II. The second proposed constitutional amendment changes the wording in ¶ 4 in The Book of Discipline. This paragraph concerns itself with membership in our churches and protects different groups of people from exclusion. If ratified, the proposed amendment would add ‘gender’, ‘ability’, ‘age’ and ‘marital status’ to the protected membership groups.’
III. The third proposed amendment deals with the election of delegates to the general conference as contained in ¶ 34. If ratified, the amendment would add this sentence: “Such elections shall include open nominations from the floor by the annual conference, and delegates shall be elected by a minimum of a simple majority of the ballots cast.”
IV. The fourth proposed amendment clarifies the time of election of bishops in Central Conferences as contained in ¶ 46. If ratified, the amendment would add the following words to¶ 46: “provided that episcopal elections in central conferences shall be held at a regular, not an extra, session of the central conference, except in the case where an unexpected vacancy must be filled.”
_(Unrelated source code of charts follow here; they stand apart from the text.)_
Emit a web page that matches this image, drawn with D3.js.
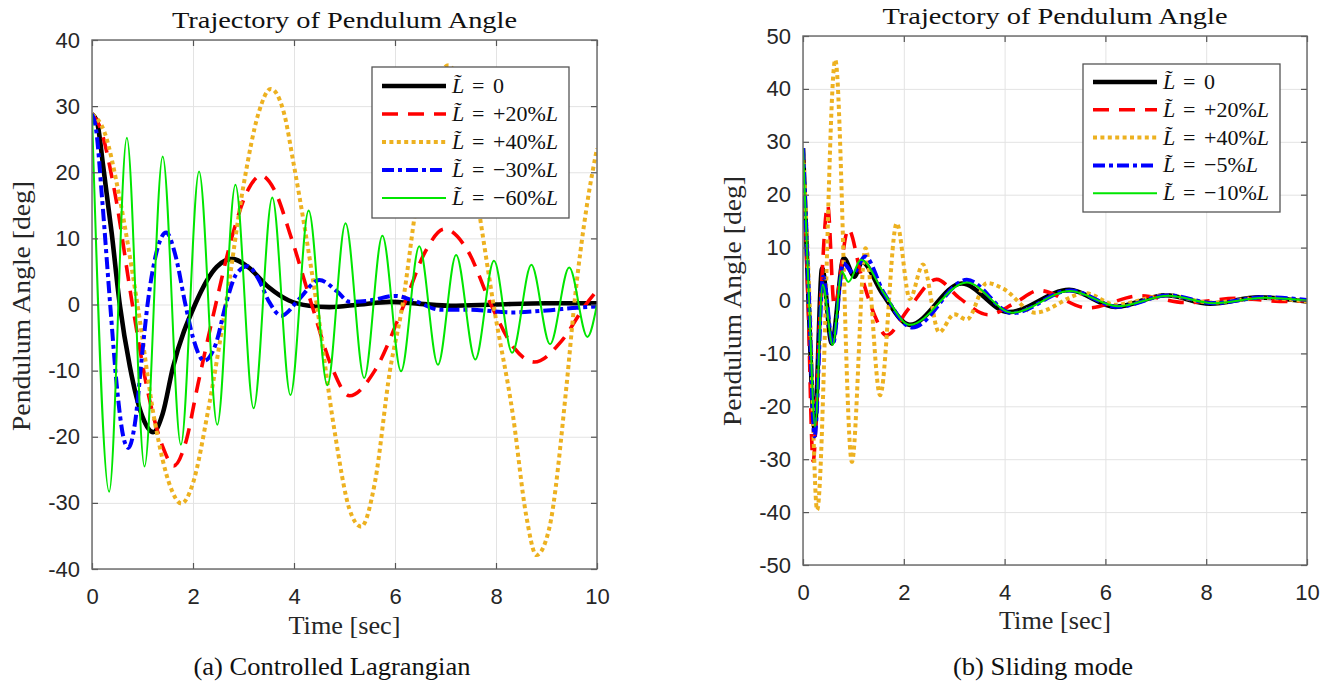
<!DOCTYPE html>
<html>
<head>
<meta charset="utf-8">
<script src="https://cdn.jsdelivr.net/npm/d3@7"></script>
<style>
body { margin: 0; background: #fff; }
</style>
</head>
<body>
<svg id="fig" width="1333" height="686"></svg>
<script>
// tick values
var timeTicks = [0, 2, 4, 6, 8, 10]
var angleTicksA = [-40, -30, -20, -10, 0, 10, 20, 30, 40]
var angleTicksB = [-50, -40, -30, -20, -10, 0, 10, 20, 30, 40, 50]

var clNominal = [[0,28.8],[0.1,27.6],[0.22,21],[0.39,10.8],[0.55,0],[0.75,-9.4],[1.0,-17],[1.21,-19.3],[1.4,-16.5],[1.6,-9.6],[2.04,0],[2.47,5.7],[2.78,6.9],[3.1,5.6],[3.5,2.6],[3.9,0.6],[4.3,-0.2],[4.7,-0.4],[5.3,0],[5.9,0.4],[6.5,0.1],[7.1,-0.2],[8,0],[9,0.2],[10,0.2]]
var clPlus20 = [[0,28.8],[0.15,27],[0.45,17],[0.8,0],[1.1,-13],[1.4,-21.5],[1.62,-24.4],[1.85,-21],[2.1,-12],[2.45,0],[2.8,11],[3.1,17.5],[3.35,19.5],[3.6,17.5],[3.95,10],[4.35,0],[4.75,-9.5],[5.1,-13.8],[5.6,-10],[6.18,0],[6.6,8],[6.98,11.4],[7.45,8],[7.9,0],[8.35,-6.5],[8.76,-8.7],[9.3,-5.5],[9.78,0],[10,2.1]]
var clPlus40 = [[0,28.8],[0.25,26],[0.55,16],[0.9,0],[1.25,-18],[1.55,-27.5],[1.77,-30.1],[2.0,-27],[2.3,-16],[2.65,0],[3.0,18],[3.3,29],[3.54,32.6],[3.8,29],[3.99,21.4],[4.45,0],[4.8,-19],[5.1,-31],[5.33,-33.6],[5.6,-27],[5.9,-10],[6.15,0],[6.4,14],[6.75,31],[7.06,36.2],[7.3,32],[7.68,13.3],[7.95,0],[8.34,-17],[8.6,-32],[8.8,-37.9],[9.05,-34],[9.4,-12],[9.55,0],[9.8,15],[10,23.6]]
var clMinus30 = [[0,28.8],[0.08,26.5],[0.2,16],[0.36,0],[0.5,-13],[0.62,-20],[0.72,-21.7],[0.85,-18],[1.0,-7],[1.1,0],[1.25,7],[1.47,10.9],[1.65,7.5],[1.85,0],[2.0,-5],[2.22,-8.5],[2.45,-6],[2.65,0],[2.85,4.5],[3.08,5.8],[3.3,3.8],[3.5,0.5],[3.75,-1.7],[4.1,0.8],[4.5,3.7],[4.85,2],[5.1,0.4],[5.5,0.6],[6.0,1.3],[6.4,0.5],[6.9,-0.8],[7.5,-0.8],[8.3,-1.2],[9.0,-0.9],[9.6,-0.5],[10,-0.3]]
var clMinus60 = [[0,28.8],[0.34,-28.3],[0.69,25.2],[1.04,-24.5],[1.4,22.4],[1.76,-21.2],[2.12,20.1],[2.48,-18.2],[2.84,18.1],[3.2,-15.7],[3.57,16.2],[3.93,-13.7],[4.29,14.2],[4.66,-12.2],[5.02,12.3],[5.39,-11.1],[5.75,10.4],[6.12,-10.1],[6.48,8.8],[6.85,-9.1],[7.21,7.5],[7.59,-8.3],[7.96,6.6],[8.32,-7.3],[8.7,6.0],[9.07,-6.0],[9.45,5.6],[9.81,-4.9],[10,0]]

// (b) sliding mode
var smNominal = [[0,28.8],[0.11,0],[0.23,-24.2],[0.38,6.1],[0.57,-8.1],[0.81,8.0],[1.02,4.5],[1.17,7.3],[1.57,1.4],[2.12,-4.6],[3.15,3.2],[4.08,-2.2],[5.28,2.0],[6.2,-1.2],[7.2,1.0],[8.08,-0.6],[9.05,0.6],[10,-0.2]]
var smPlus20 = [[0,28.8],[0.1,0],[0.2,-30.4],[0.35,0],[0.49,18],[0.62,-1],[0.9,13.5],[1.15,5],[1.43,-3],[1.65,-6.6],[2.1,-1.5],[2.65,4.0],[3.1,0.5],[3.68,-2.7],[4.2,-0.5],[4.68,1.9],[5.65,-1.4],[6.7,0.9],[7.6,-0.4],[8.6,0.4],[9.6,-0.2],[10,0]]
var smPlus40 = [[0,28.8],[0.13,0],[0.28,-39.6],[0.64,45.5],[0.97,-30.5],[1.24,9.9],[1.53,-17.9],[1.86,14.6],[2.12,0.3],[2.38,6.8],[2.7,-6],[3.0,-2.6],[3.25,-3.6],[3.65,3.3],[3.98,2.2],[4.6,-2.3],[5.6,1.4],[6.2,-0.8],[7.2,1.0],[8.1,-0.4],[9.1,0.5],[10,-0.2]]
var smMinus5 = [[0,28.8],[0.12,0],[0.23,-25.7],[0.4,4.5],[0.59,-8.3],[0.8,7.0],[1.0,5.2],[1.23,8.3],[1.6,1.5],[2.17,-5.1],[3.25,3.9],[4.15,-2.4],[5.3,1.9],[6.25,-1.2],[7.25,1.0],[8.15,-0.5],[9.15,0.6],[10,0.1]]
var smMinus10 = [[0,28.8],[0.12,0],[0.24,-23.8],[0.39,3],[0.59,-8.4],[0.77,5.5],[0.9,3.5],[1.15,7.7],[1.6,1.5],[2.12,-4.6],[3.25,3.4],[4.15,-2.3],[5.3,1.8],[6.25,-1.1],[7.25,0.9],[8.15,-0.5],[9.15,0.5],[10,0]]

var legendA = ["0", "+20%", "+40%", "\u221230%", "\u221260%"]
var legendB = ["0", "+20%", "+40%", "\u22125%", "\u221210%"]

// line styles, same order as the legends
var styles = [
    { color: "#000000", width: 4.6, dash: null },
    { color: "#ff0000", width: 3.6, dash: "16,10" },
    { color: "#edb120", width: 4, dash: "4,3.4" },
    { color: "#0000ff", width: 4, dash: "12,4,4,4" },
    { color: "#00e600", width: 2, dash: null }
]

var serif = "'Liberation Serif', 'Times New Roman', serif"
var sans = "'Liberation Sans', Arial, sans-serif"

var svg = d3.select("#fig")

function panel(cfg) {
    var g = svg.append("g")
    var x = d3.scaleLinear().domain([0, 10]).range([cfg.left, cfg.right])
    var y = d3.scaleLinear().domain(cfg.yDomain).range([cfg.bottom, cfg.top])
    var w = cfg.right - cfg.left
    var h = cfg.bottom - cfg.top

    // grid
    var gx = g.append("g").attr("transform", "translate(0," + cfg.bottom + ")")
        .call(d3.axisBottom(x).tickValues(timeTicks).tickSize(-h).tickFormat(""))
    var gy = g.append("g").attr("transform", "translate(" + cfg.left + ",0)")
        .call(d3.axisLeft(y).tickValues(cfg.yTicks).tickSize(-w).tickFormat(""))
    ;[gx, gy].forEach(function(a) {
        a.select(".domain").remove()
        a.selectAll("line").attr("stroke", "#e3e3e3").attr("stroke-width", 1)
    })

    var clipId = "clip" + cfg.id
    svg.append("clipPath").attr("id", clipId).append("rect")
        .attr("x", cfg.left).attr("y", cfg.top).attr("width", w).attr("height", h)

    var line = d3.line()
        .x(function(d) { return x(d[0]) })
        .y(function(d) { return y(d[1]) })
        .curve(d3.curveMonotoneX)

    var lines = g.append("g").attr("clip-path", "url(#" + clipId + ")")
    cfg.series.forEach(function(s, i) {
        lines.append("path")
            .attr("d", line(s))
            .attr("fill", "none")
            .attr("stroke", styles[i].color)
            .attr("stroke-width", styles[i].width)
            .attr("stroke-dasharray", styles[i].dash)
            .attr("stroke-linejoin", "round")
    })

    // axes with inward ticks
    var axB = g.append("g").attr("transform", "translate(0," + cfg.bottom + ")")
        .call(d3.axisBottom(x).tickValues(timeTicks).tickSizeInner(-6).tickSizeOuter(0)
            .tickPadding(19).tickFormat(function(d) { return String(d) }))
    var axL = g.append("g").attr("transform", "translate(" + cfg.left + ",0)")
        .call(d3.axisLeft(y).tickValues(cfg.yTicks).tickSizeInner(-6).tickSizeOuter(0)
            .tickPadding(12).tickFormat(function(d) { return String(d) }))
    var axT = g.append("g").attr("transform", "translate(0," + cfg.top + ")")
        .call(d3.axisTop(x).tickValues(timeTicks).tickSizeInner(-6).tickSizeOuter(0).tickFormat(""))
    var axR = g.append("g").attr("transform", "translate(" + cfg.right + ",0)")
        .call(d3.axisRight(y).tickValues(cfg.yTicks).tickSizeInner(-6).tickSizeOuter(0).tickFormat(""))
    ;[axB, axL, axT, axR].forEach(function(a) {
        a.select(".domain").remove()
        a.selectAll("line").attr("stroke", "#555").attr("stroke-width", 1.2)
        a.selectAll("text").attr("fill", "#262626")
            .style("font-family", sans).style("font-size", "22px")
    })

    g.append("rect")
        .attr("x", cfg.left).attr("y", cfg.top).attr("width", w).attr("height", h)
        .attr("fill", "none").attr("stroke", "#666").attr("stroke-width", 1.4)

    // titles and labels
    g.append("text").text("Trajectory of Pendulum Angle")
        .attr("x", (cfg.left + cfg.right) / 2).attr("y", cfg.titleY)
        .attr("text-anchor", "middle").attr("fill", "#111")
        .style("font-family", serif).style("font-size", "23px")
        .attr("textLength", 345).attr("lengthAdjust", "spacingAndGlyphs")
    g.append("text").text("Time [sec]")
        .attr("x", (cfg.left + cfg.right) / 2).attr("y", cfg.xLabelY)
        .attr("text-anchor", "middle").attr("fill", "#262626")
        .style("font-family", serif).style("font-size", "25px")
        .attr("textLength", 112).attr("lengthAdjust", "spacingAndGlyphs")
    g.append("text").text("Pendulum Angle [deg]")
        .attr("transform", "translate(" + cfg.yLabelX + "," + cfg.yLabelY + ") rotate(-90)")
        .attr("text-anchor", "middle").attr("fill", "#262626")
        .style("font-family", serif).style("font-size", "25px")
        .attr("textLength", 250).attr("lengthAdjust", "spacingAndGlyphs")
    g.append("text").text(cfg.caption)
        .attr("x", cfg.captionX).attr("y", 675)
        .attr("text-anchor", "middle").attr("fill", "#111")
        .style("font-family", serif).style("font-size", "25px")
        .attr("textLength", cfg.captionW).attr("lengthAdjust", "spacingAndGlyphs")

    // legend
    var lg = g.append("g")
    var lb = cfg.legend
    lg.append("rect")
        .attr("x", lb.x).attr("y", lb.y).attr("width", lb.w).attr("height", lb.h)
        .attr("fill", "#fff").attr("stroke", "#555").attr("stroke-width", 1.3)
    cfg.labels.forEach(function(lab, i) {
        var ry = lb.row0 + i * lb.step
        lg.append("line")
            .attr("x1", lb.x + 10).attr("x2", lb.x + 74).attr("y1", ry).attr("y2", ry)
            .attr("stroke", styles[i].color)
            .attr("stroke-width", styles[i].width)
            .attr("stroke-dasharray", styles[i].dash)
        var tx = lb.x + 80
        var t = lg.append("text").attr("x", tx).attr("y", ry + 7)
            .attr("fill", "#111")
            .style("font-family", serif).style("font-size", "22px")
        t.append("tspan").style("font-style", "italic").text("L\u0303")
        t.append("tspan").attr("x", tx + 20).text("=")
        t.append("tspan").attr("x", tx + 41).text(lab)
        if (lab !== "0") t.append("tspan").style("font-style", "italic").text("L")
    })
}

panel({
    id: "a", left: 92, right: 597, top: 40, bottom: 569,
    yDomain: [-40, 40], yTicks: angleTicksA,
    series: [clNominal, clPlus20, clPlus40, clMinus30, clMinus60],
    labels: legendA,
    titleY: 28, xLabelY: 634, yLabelX: 30, yLabelY: 306,
    caption: "(a) Controlled Lagrangian", captionX: 332, captionW: 277,
    legend: { x: 372, y: 67, w: 197, h: 151, row0: 86, step: 28 }
})

panel({
    id: "b", left: 803, right: 1307, top: 36, bottom: 565,
    yDomain: [-50, 50], yTicks: angleTicksB,
    series: [smNominal, smPlus20, smPlus40, smMinus5, smMinus10],
    labels: legendB,
    titleY: 24, xLabelY: 629, yLabelX: 741, yLabelY: 301,
    caption: "(b) Sliding mode", captionX: 1043, captionW: 180,
    legend: { x: 1083, y: 64, w: 197, h: 148, row0: 82, step: 27.8 }
})
</script>
</body>
</html>
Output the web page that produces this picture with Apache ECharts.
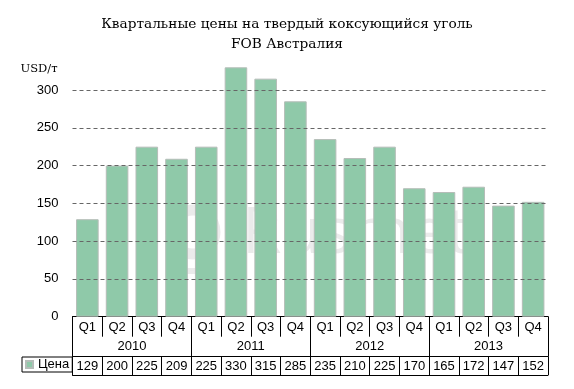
<!DOCTYPE html>
<html><head><meta charset="utf-8">
<script src="https://cdn.jsdelivr.net/npm/echarts@6/dist/echarts.min.js"></script>
<style>html,body{margin:0;padding:0;background:#fff}#c{width:574px;height:389px}</style>
</head><body><div id="c"></div>
<script>
const quarters = ['Q1','Q2','Q3','Q4','Q1','Q2','Q3','Q4','Q1','Q2','Q3','Q4','Q1','Q2','Q3','Q4'];
const years = ['2010','2011','2012','2013'];
const prices = [129,200,225,209,225,330,315,285,235,210,225,170,165,172,147,152];
const seriesName = 'Цена';
const yTicks = [0,50,100,150,200,250,300];
const yUnit = 'USD/т';

const green = '#8fc9a9';
const chart = echarts.init(document.getElementById('c'));
const txt = {color:'#000', fontFamily:'Liberation Sans, Arial', fontSize:13};
chart.setOption({
  animation:false,
  title:{
    text:'Квартальные цены на твердый коксующийся уголь\nFOB Австралия',
    left:'center', top:9,
    textStyle:{fontFamily:'DejaVu Serif', fontSize:13.7, fontWeight:'normal', color:'#000', lineHeight:20}
  },
  legend:{
    data:[seriesName], left:22, top:357, orient:'horizontal',
    borderColor:'#000', borderWidth:1, padding:[1,3,1,3],
    itemWidth:7, itemHeight:7, itemGap:0, icon:'rect',
    textStyle:{...txt}
  },
  grid:{left:72.5, right:26, top:52.2, bottom:72.3},
  yAxis:{
    type:'value', min:0, max:350, interval:50, z:3,
    axisLine:{show:false}, axisTick:{show:false},
    axisLabel:{
      margin:14, ...txt,
      formatter:v => v===350 ? '{u|'+yUnit+'}' : (yTicks.includes(v)? String(v):''),
      rich:{u:{fontFamily:'DejaVu Serif', fontSize:11.5, color:'#000', padding:[34,1,0,0]}}
    },
    splitLine:{show:true, showMinLine:false, showMaxLine:false, lineStyle:{color:'#666', type:[4,3], width:1}}
  },
  xAxis:[
    {type:'category', data:quarters, position:'bottom', offset:0,
     axisLine:{show:true, lineStyle:{color:'#000', width:1}},
     axisTick:{show:true, length:20, interval:0, lineStyle:{color:'#000'}},
     axisLabel:{...txt, margin:4, interval:0}},
    {type:'category', data:years, position:'bottom', offset:0,
     axisLine:{show:false},
     axisTick:{show:true, length:40, interval:0, lineStyle:{color:'#000'}},
     axisLabel:{...txt, margin:23, interval:0}},
    {type:'category', data:prices.map(String), position:'bottom', offset:40,
     axisLine:{show:true, lineStyle:{color:'#000', width:1}},
     axisTick:{show:true, length:18.3, interval:0, lineStyle:{color:'#000'}},
     axisLabel:{...txt, margin:3, interval:0}},
    {type:'category', data:quarters, position:'bottom', offset:58.3,
     axisLine:{show:true, lineStyle:{color:'#000', width:1}},
     axisTick:{show:false}, axisLabel:{show:false}}
  ],
  graphic:[
    {type:'text', left:242, top:203, z:-1, style:{text:'Rusmet', fontFamily:'Open Sans', fontSize:64, fill:'rgba(120,120,120,0.15)'}},
    {type:'circle', shape:{cx:193, cy:232, r:22}, z:-1, style:{fill:'none', stroke:'rgba(120,120,120,0.15)', lineWidth:11}},
    {type:'rect', shape:{x:172, y:268, width:42, height:6}, z:-1, style:{fill:'rgba(120,120,120,0.15)'}}
  ],
  series:[{
    name:seriesName, type:'bar', data:prices, xAxisIndex:0, barCategoryGap:'24%', z:2,
    itemStyle:{color:green, borderColor:'#b5bdb8', borderWidth:1}
  }]
});
</script></body></html>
V. The fifth proposed amendment adds language to ¶50 regarding how the Council of Bishops holds its individual members accountable for their work. This legislation follows the Judicial Council Decision 1275 requirement of a legislative resolution from General Conference so that the Council of Bishops may provide oversight of its members. If ratified, the amendment would add the following sentence to the end of ¶ 50: “These provisions shall not preclude that adoption by the General Conference of provisions for the Council of Bishops to hold its individual members accountable for their work, both as general superintendents and as presidents and residents in episcopal areas.”
If the bishops certify that the amendments have been ratified by the votes of the annual conferences, the amendments would become effective immediately.
Recommendations for Special Session
The bishops are also working on making their final recommendations for the 2019 Special Session of General Conference which has been set for Feb. 23-26 in St. Louis. During their meeting next week, the bishops will hear the final recommendations from the Commission on a Way Forward.
The Commission on a Way Forward held its penultimate meeting in Los Angeles last month to prepare the final report of recommendations to the bishops on proposed ways forward for the global denomination regarding the impasse over human sexuality.
At their meeting, members of the Commission expressed gratitude at the opportunity to be part of the Commission and they signaled hope for The United Methodist Church.
The 32-member Commission has been meeting since January 2017 in various places throughout the global denomination to assist the bishops in their charge from the 2016
General Conference to lead the church forward amid the present impasse related to LGBTQ inclusion and resulting questions about the unity of the church.
“The moderators have attempted to serve the Commission and the Council of Bishops in this collaborative work. We have listened to leaders from across our world who love this denomination and we have also felt their prayers and support. We continue to seek a way forward for our church, and we trust in the faithfulness of God as our foundation,” said Bishop Carter.
Contrary to some voices in the church that assume closure and that the work is already completed, the Commission indicated that there was still robust conversation taking place through the denomination. Members of the Commission noted that the UMC will continue to discuss the public and private mission of the church and the value of convicted humility.
The Council of Bishops plans to announce the summary of recommendations immediately after the COB meeting. Actual wording and full details of the recommendations will be released after the specific petitions have been drafted.